The Hotlink Automatic Splice (HAS Series Products) were designed per ANSI C119.4-2011, which is American national Standards for Electrical Connectors-Connectors for use between Aluminum-to-Aluminum or Aluminum-to Copper Conductors.
This standard describes electrical and mechanical tests used to establish performance characteristics of connectors used to join aluminum-to-aluminum, aluminum-to-copper, or copper-to-copper bare and insulated conductors.
It is the responsibility of the user to determine the proper connector for any particular application. The user may request the manufacturer to perform any additional desired testing beyond that required by the C119.4-2011 standard performance tests.
Substantive changes to the standard have been made in the C119.4-2011 version of the standard. A substantive change is one that directly and materially affects performance of a product and which requires testing or retesting to meet the current edition of a standard. The substantive changes to the standard are as follows:
1. Test requirements for copper connectors.

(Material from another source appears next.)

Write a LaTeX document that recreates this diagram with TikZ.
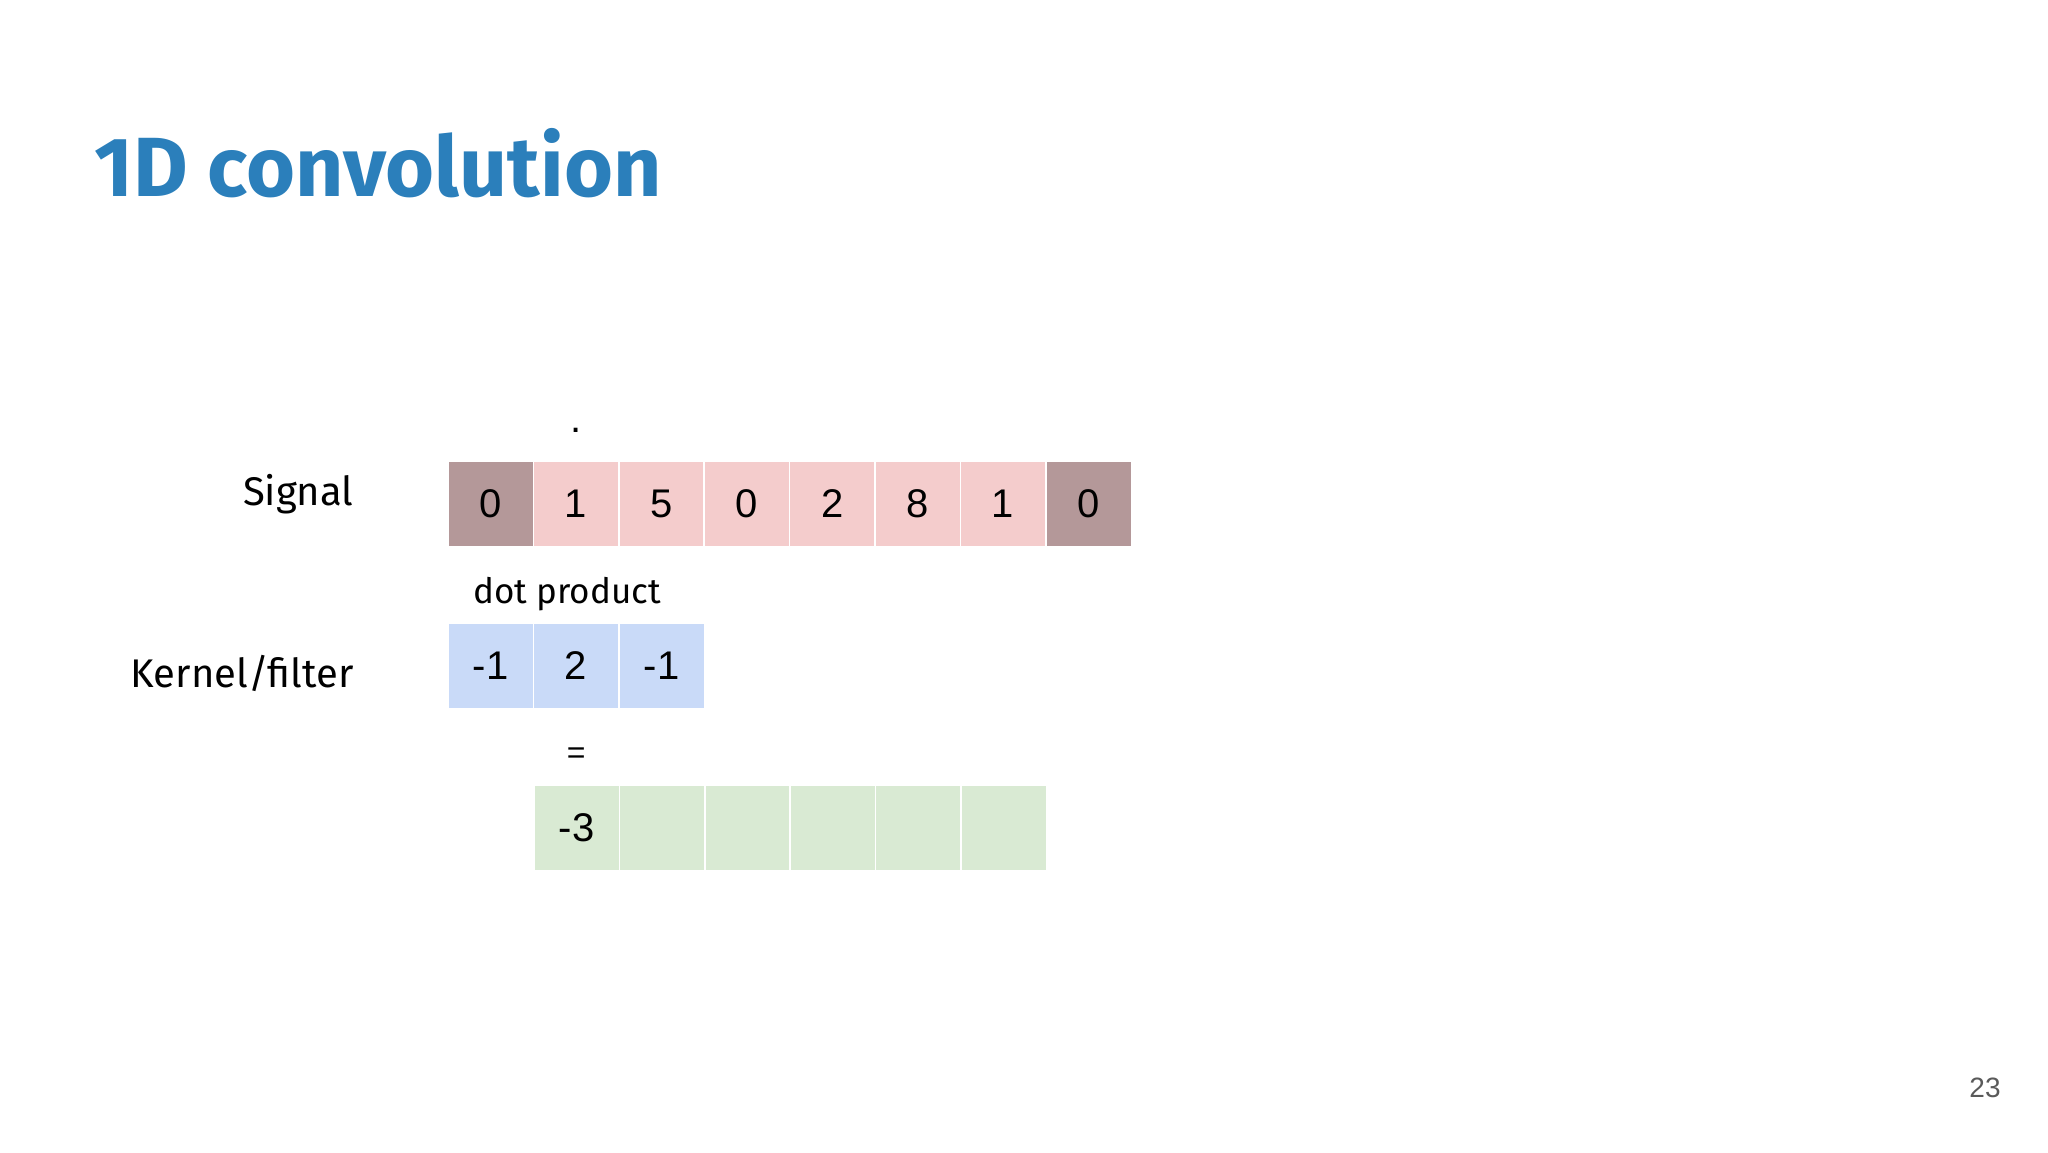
\documentclass[tikz,border=0pt]{standalone}
\usepackage{fontspec}
\setmainfont{Fira Sans}
\newfontfamily\numfont{Liberation Sans}
\usetikzlibrary{positioning}
\definecolor{titleblue}{RGB}{43,127,187}
\definecolor{padcol}{RGB}{180,152,153}
\definecolor{sigcol}{RGB}{244,204,204}
\definecolor{kercol}{RGB}{201,218,248}
\definecolor{outcol}{RGB}{217,234,211}
\definecolor{pagenum}{RGB}{90,90,90}

\begin{document}
\begin{tikzpicture}[x=1pt,y=-1pt,
  cell/.style={draw=white,line width=1.5pt,minimum size=85.5pt,inner sep=0pt,
    font=\numfont\fontsize{40}{48}\selectfont},
  lbl/.style={anchor=east,font=\fontsize{40}{48}\selectfont}]
\useasboundingbox (0,0) rectangle (2048,1152);
\node[anchor=base west,text=titleblue,font=\bfseries\fontsize{84}{96}\selectfont,inner sep=0pt] (title) at (94,196) {1D convolution};
% signal row
\foreach \v [count=\i] in {0,1,5,0,2,8,1,0}
  \node[cell,fill=sigcol] (s\i) at ({448+85.4*(\i-0.5)},504) {\v};
\node[cell,fill=padcol] at (s1) {0};
\node[cell,fill=padcol] at (s8) {0};
\node[lbl] (signal) at (357,494) {Signal};
\node[font=\numfont\fontsize{40}{48}\selectfont] (dot) at (s2 |- 0,430) {.};
\node[font=\fontsize{35}{42}\selectfont] (dotprod) at (567,594) {dot product};
% kernel row
\foreach \v [count=\i] in {-1,2,-1}
  \node[cell,fill=kercol] (k\i) at ({448+85.4*(\i-0.5)},666) {\v};
\node[lbl] (kernel) at (357,673) {Kernel/filter};
\node[font=\numfont\fontsize{32}{40}\selectfont] (eq) at (k2 |- 0,756) {=};
% output row
\foreach \v [count=\i] in {-3,,,,,}
  \node[cell,fill=outcol] (o\i) at ({534+85.4*(\i-0.5)},828) {\v};
\node[text=pagenum,font=\numfont\fontsize{28}{34}\selectfont] (num) at (1985,1088) {23};
\end{tikzpicture}
\end{document}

2. Test requirements for copper system stability, which were not part of earlier editions.
3. Requirement for retesting performance of a product if there have been substantive changes made to the product.
This revision includes the addition of spreadsheet files in Annex A that can be used to collect current cycle test data, calculate connector stability, generate graphs of the data, and print data to provide test results as part of the test report. The spreadsheets are provided to give a standardized format to collect, calculate, and report test data and test results. These spreadsheets were not part of earlier editions.
This revision includes the addition of two optional tests: Optional Fault Current Test (Annex D) and Optional Corrosion Test (Annex E). These optional tests are not a part of the required C119.4-2011 standard performance tests. The subcommittee has provided these optional performance tests as references in response to users who have requested guidance for these types of additional performance tests. The user may request that the manufacturer perform any additional tests that are not a part of the required C119.4-2011 standard performance tests.
This standard includes an additional current cycle test method (CCT) utilizing elevated temperature testing for an extra heavy duty connector category, Class AA. The intent of elevated test temperature in
Class AA testing is to provide a better performing connector. There is also a new class of tensile strength-Class 1A, Normal Tension.
This standard includes an alternate, accelerated current cycle test method, henceforth referred to as the current cycle submersion test (CCST). The CCST method differs from the traditional current cycle test (CCT) in that test conductors are rapidly cooled by immersion in chilled water at the beginning of the current-OFF-cycle, and the test requires fewer total current-ON and current-OFF cycles. Comparative testing has demonstrated that the CCST method will provide essentially the same performance test results as the traditional current cycle test (CCT) in fewer test cycles. The current cycle test remains the preferred test method recommended for qualification of a connector.
This standard was initially developed under the direction of the Transmission and Distribution Committee of the Edison Electric Institute (EEI). Tentative performance-type specifications for electrical characteristics were issued in joint report form in 1958 by a steering committee of EEI and an advisory committee of manufacturers on the aluminum conductor research project (EEI Pub. No. 59-70 Tentative Specifications for Connectors for Aluminum Conductors).
Experience gained from extensive trial use further confirmed the performance criteria and test conditions of the tentative specifications and led to the development of Standard TDJ 162 in October 1962 by a joint committee of EEI and the National Electrical Manufacturers Association (NEMA). TDJ 162 was subsequently superseded by this document.